Su primer artículo apareció en el diario “Ideal” (Granada, España, 1967); su primer poema en la revista “Poesía Hispánica“ (Madrid, 1972), y su primer cuento en la antología “Narraciones hispanoamericas de tradición oral“ (Edit. Magisterio Español, Col. “Novelas y Cuentos“, Madrid, 1973).
Ha publicado centenares de artículos en periódicos y revistas de reconocido prestigio de España y América, como las históricas “Insula“ y “La Estafeta Literaria” (Madrid), “Cuadernos Americanos” (México), “Revista Hispánica Moderna” (Nueva York).
Ha colaborado con las Universidades de Columbia y Pitsburg (USA), Complutense y Alcalá (España), UNAN-León (Nicaragua) y UNAM (México), entre otras.

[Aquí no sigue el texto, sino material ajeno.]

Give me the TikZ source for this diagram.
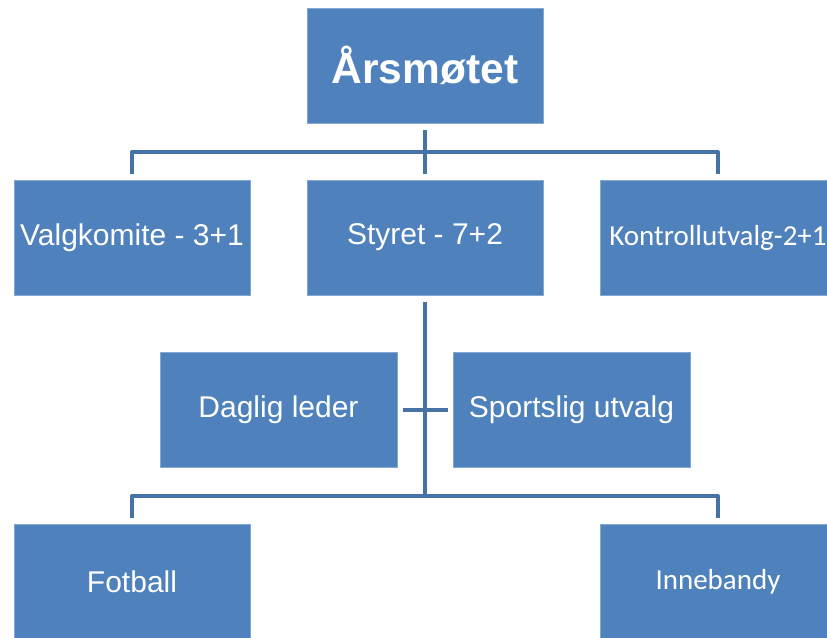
\documentclass[tikz,border=0pt]{standalone}
\usepackage{fontspec}
\setmainfont{Liberation Sans}
\newfontfamily\carlitofont{Carlito}
\definecolor{boxblue}{HTML}{4F81BD}
\definecolor{lineblue}{HTML}{4672A6}
\begin{document}
\begin{tikzpicture}[x=1pt,y=-1pt,
  orgbox/.style={rectangle, fill=boxblue, draw=boxblue!70!white, line width=0.6pt, minimum width=236pt, minimum height=115pt, inner sep=0pt, text=white, font=\fontsize{30}{34}\selectfont},
  conn/.style={draw=lineblue, line width=4pt, line join=round}]
\useasboundingbox (0,0) rectangle (827,637);
\clip (0,0) rectangle (827,637);
\node[orgbox, font=\fontsize{42.5}{48}\selectfont\bfseries] (top) at (425,65.5) {Årsmøtet};
\node[orgbox] (valg) at (132,237.5) {Valgkomite - 3+1};
\node[orgbox] (styret) at (425,237.5) {Styret - 7+2};
\node[orgbox, font=\fontsize{29}{34}\selectfont\carlitofont] (kontroll) at (718,237.5) {Kontrollutvalg-2+1};
\node[orgbox, minimum width=237pt] (daglig) at (278.5,409.5) {Daglig leder};
\node[orgbox, minimum width=237pt] (sport) at (571.5,409.5) {Sportslig utvalg};
\node[orgbox] (fotball) at (132,581.5) {Fotball};
\node[orgbox, font=\fontsize{29}{34}\selectfont\carlitofont] (inne) at (718,581.5) {Innebandy};
\coordinate (bus1) at (425,152);
\coordinate (bus2) at (425,496);
\draw[conn, shorten <=7pt, shorten >=6pt] (top.south) -- (styret.north);
\draw[conn, shorten >=6pt] (bus1) -| (valg.north);
\draw[conn, shorten >=6pt] (bus1) -| (kontroll.north);
\draw[conn, shorten <=7pt] (styret.south) -- (bus2);
\draw[conn, shorten >=6pt] (bus2) -| (fotball.north);
\draw[conn, shorten >=6pt] (bus2) -| (inne.north);
\draw[conn, shorten <=6pt, shorten >=5pt] (daglig.east) -- (sport.west);
\end{tikzpicture}
\end{document}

Es autor de quince ediciones críticas y anotadas de Rubén Darío, entre ellas, “Poesías inéditas” (Madrid, Visor, 1988); “Treatros”. Artículos desconocidos sobre Sarah Bernhardt en Chile (Aitana, Altea,1993; y Academia Nicaragüense de la Lengua, 2002); “Poesías desconocidas completas” (Aitana, Altea, 1994), en colaboración con los académicos José Jirón Terán y Jorge Eduardo Arellano ; “Prosas profanas” (Colección Austral, Espasa-Calpe, 1998, 2002 y 2008); “El canto errante” (2006), “Azul…” (Universidad León-Nicaragua, 2008 y 2010; y Universidad Alcalá, 2008), una “Biblioteca Rubén Darío” (8 vols., Valencia, 1996).
Fundó la Asociación (1993) y luego la Editorial Instituto de Estudios Modernistas (1999); la revista “Ojuebuey“ (1984-2003). Fue Presidente (1996-97) y Vicepresidente (1998-2009) de la Asociación Valenciana de Escritores y Críticos Literarios. Desde 1997 es Miembro Correspondiente de la Academia Nicaragüense de la Lengua, Correspondiente de la Real Academia Española.